What Counts for Handicap and Competition Scores
Stableford is not just a casual society format. It can be used for qualifying competition scores and handicap purposes when run under the correct conditions.
For club members, the competition software normally handles the handicap calculation and score submission. You enter gross scores or hole results, the system applies the course handicap and works out the points.
For non-club golfers in England, England Golf’s iGolf gives access to an official Handicap Index for £47 per year. Scores are submitted through the MyEG app and need to be verified by a playing partner. That is useful if you play rated courses but are not a member of a traditional club.
What you should check before the round
Before a Stableford competition, check:
- Your course handicap. It may differ from your Handicap Index depending on course rating and slope.
- Your playing handicap. Some competition formats apply handicap allowances.
- The tees being used. Different tees can change course rating, slope and how the round feels.
- Local rules. Preferred lies, penalty areas and abnormal course conditions can affect scoring.
This is not admin for the sake of admin. It prevents the awkward moment where you think you scored 38 points and the computer says 35.
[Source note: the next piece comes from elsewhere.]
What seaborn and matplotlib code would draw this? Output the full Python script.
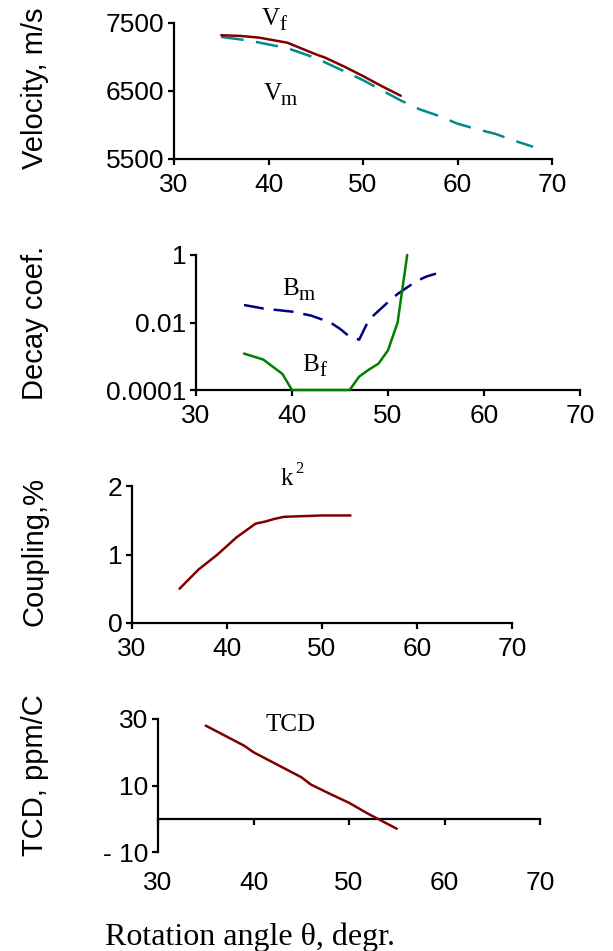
import matplotlib
matplotlib.use("Agg")
import matplotlib.pyplot as plt
import seaborn as sns

# values
vf_angle = [35, 37, 39, 42, 45, 46, 48, 50, 52, 54]
vf_vel = [7320, 7310, 7285, 7210, 7040, 6990, 6860, 6720, 6570, 6430]
vm_angle = [35, 38, 42, 45, 48, 50, 52, 54, 56, 58, 60, 62, 64, 66, 68]
vm_vel = [7295, 7240, 7130, 6985, 6790, 6660, 6510, 6360, 6230, 6135, 6020, 5940, 5870, 5770, 5680]

bm_angle = [35, 37, 40, 42, 44, 45, 46, 47, 48, 49, 50, 51, 52, 53, 54, 55]
bm_decay = [0.033, 0.026, 0.021, 0.016, 0.010, 0.0065, 0.0038, 0.0031, 0.012, 0.022, 0.04,
            0.07, 0.11, 0.17, 0.23, 0.28]
bf_angle = [35, 37, 39, 40, 46, 47, 48, 49, 50, 51, 52]
bf_decay = [0.0012, 0.0008, 0.0003, 0.0001, 0.0001, 0.00025, 0.0004, 0.0006, 0.0015, 0.01, 1.0]

k2_angle = [35, 37, 39, 41, 43, 44, 45, 46, 48, 50, 53]
k2_pct = [0.5, 0.78, 1.0, 1.25, 1.45, 1.48, 1.52, 1.55, 1.56, 1.57, 1.57]

tcd_angle = [35, 37, 39, 40, 42, 44, 45, 46, 48, 50, 52, 53, 55]
tcd_ppm = [28, 25, 22, 20, 17, 14, 12.5, 10.3, 7.5, 4.8, 1.5, 0, -3]

x_ticks = [30, 40, 50, 60, 70]

sns.set_style("ticks")
plt.rcParams['font.family'] = ['Liberation Sans', 'DejaVu Sans']
plt.rcParams['text.color'] = 'black'

W, H = 613, 951
fig = plt.figure(figsize=(W / 100, H / 100), dpi=100)


def box(left, top, right, bottom):
    return [left / W, 1 - bottom / H, (right - left) / W, (bottom - top) / H]


def ftext(x, y, s, **kw):
    fig.text(x / W, 1 - y / H, s, **kw)


def sub_label(x, y, main, sub):
    # Times-style label with a lowered, slightly smaller index
    ftext(x, y, main, fontsize=18, family=serif)
    ftext(x + 17, y + 5, sub, fontsize=15, family=serif)


DARKRED = '#800000'
tick_fs = 19
serif = ['Liberation Serif', 'DejaVu Serif']


def style(ax):
    sns.despine(ax=ax)
    for sp in ['left', 'bottom']:
        ax.spines[sp].set_linewidth(1.6)
        ax.spines[sp].set_color('black')
    ax.tick_params(length=4, width=1.6, pad=3, labelsize=tick_fs, color='black',
                   labelcolor='black')
    ax.set_xlim(30, 70)
    ax.set_xticks(x_ticks)
    ax.set_xlabel('')
    ax.set_ylabel('')


# panel 1: velocity
ax1 = fig.add_axes(box(174, 23, 552, 159))
sns.lineplot(x=vm_angle, y=vm_vel, ax=ax1, color='#008B8B', linewidth=1.8,
             linestyle=(0, (9, 5)))
sns.lineplot(x=vf_angle, y=vf_vel, ax=ax1, color=DARKRED, linewidth=1.8)
style(ax1)
ax1.set_ylim(5500, 7500)
ax1.set_yticks([5500, 6500, 7500])
ax1.tick_params(axis='x', pad=6)
sub_label(262, 25, 'V', 'f')
sub_label(264, 100, 'V', 'm')
ftext(35, 88, 'Velocity, m/s', fontsize=21, rotation=90, ha='center', va='center')

# panel 2: decay coefficient
ax2 = fig.add_axes(box(196, 255, 580, 390))
sns.lineplot(x=bm_angle, y=bm_decay, ax=ax2, color='#000080', linewidth=1.8,
             linestyle=(0, (8, 4)))
sns.lineplot(x=bf_angle, y=bf_decay, ax=ax2, color='#008000', linewidth=1.8,
             clip_on=False, zorder=5)
ax2.set_yscale('log')
style(ax2)
ax2.set_ylim(1e-4, 1)
ax2.set_yticks([1e-4, 1e-2, 1])
ax2.set_yticklabels(['0.0001', '0.01', '1'])
ax2.minorticks_off()
ax2.tick_params(axis='x', pad=6)
sub_label(282, 295, 'B', 'm')
sub_label(302, 371, 'B', 'f')
ftext(35, 323, 'Decay coef.', fontsize=21, rotation=90, ha='center', va='center')

# panel 3: coupling
ax3 = fig.add_axes(box(132, 486, 512, 623))
sns.lineplot(x=k2_angle, y=k2_pct, ax=ax3, color=DARKRED, linewidth=1.8)
style(ax3)
ax3.set_ylim(0, 2)
ax3.set_yticks([0, 1, 2])
ax3.tick_params(axis='x', pad=6)
ftext(281, 485, 'k', fontsize=18, family=serif)
ftext(295, 473, '2', fontsize=12, family=serif)
ftext(35, 551, 'Coupling,%', fontsize=21, rotation=90, ha='center', va='center')

# panel 4: temperature coefficient of delay
ax4 = fig.add_axes(box(158, 719, 540, 852))
sns.lineplot(x=tcd_angle, y=tcd_ppm, ax=ax4, color=DARKRED, linewidth=1.8)
style(ax4)
ax4.set_ylim(-10, 30)
ax4.set_yticks([-10, 10, 30])
ax4.set_yticklabels(['- 10', '10', '30'])
ax4.spines['bottom'].set_visible(False)
ax4.tick_params(axis='x', length=0, pad=14)
zero_axis = ax4.secondary_xaxis(0.25)
zero_axis.set_xticks(x_ticks)
zero_axis.set_xticklabels([])
zero_axis.tick_params(length=4, width=1.6, direction='out', color='black')
zero_axis.spines['bottom'].set_linewidth(1.6)
zero_axis.spines['bottom'].set_color('black')
ftext(265, 731, 'TCD', fontsize=18, family=serif)
ftext(35, 775, 'TCD, ppm/C', fontsize=21, rotation=90, ha='center', va='center')

ftext(105, 945, 'Rotation angle θ, degr.', fontsize=23, family=serif)

fig.savefig('out.png', dpi=100)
Does Stableford change how you play?
Yes, slightly. It should make you more pragmatic. If a hero shot risks turning one point into zero, take the dull option. If you are already guaranteed two points with a safe two-putt, do not get greedy unless the upside is clear.
The format is especially good for players working on mid-handicap strategy because it teaches course management. You learn which mistakes are survivable and which ones cause blobs.
It also makes golf course etiquette easier. You pick up when the hole is gone, keep pace, and avoid turning a bad hole into a group problem.
Bottom Line: Why Stableford Suits Most Club Golfers
Stableford is popular because it matches how normal golfers actually play. Most of us are capable of a good par, a messy double and one hole where the ball briefly develops a personal grudge against us. Stableford lets those rounds stay competitive.
If you are a beginner, it is less punishing than medal play. If you are a mid-handicapper, it rewards sensible recovery golf. If you are organising a society day, it keeps the field moving and gives everyone something to play for after one bad hole.
My honest view: Stableford is the best default format for mixed-ability amateur golf. Medal has its place, especially for serious competitions, but Stableford produces fewer ruined afternoons and fewer 5-hour rounds.
Learn the points table, check where you get shots, and pick up when the hole is dead. That is 90% of it.
Frequently Asked Questions
What is Stableford scoring in golf? Stableford scoring is a points format where each hole earns points based on your score against a target, usually net par after handicap strokes. The highest points total wins.
How many points is a par in Stableford? A net par is worth 2 points. A net bogey is 1 point, a net birdie is 3 points, and a net double bogey or worse is usually 0 points.
Is 36 points good in Stableford? Yes. In handicap Stableford, 36 points usually means you have played around your handicap, because it averages 2 points per hole.
Do you use gross or net scores in Stableford? Most club Stableford competitions use net scores, so your handicap strokes are applied by stroke index before points are calculated.
When should you pick up in Stableford? Pick up when you can no longer score a point on the hole. Before doing it, check whether you receive one or two handicap shots on that hole.
Can Stableford scores count for handicap? Yes, Stableford scores can count for handicap when played under the required competition or general play conditions and submitted correctly.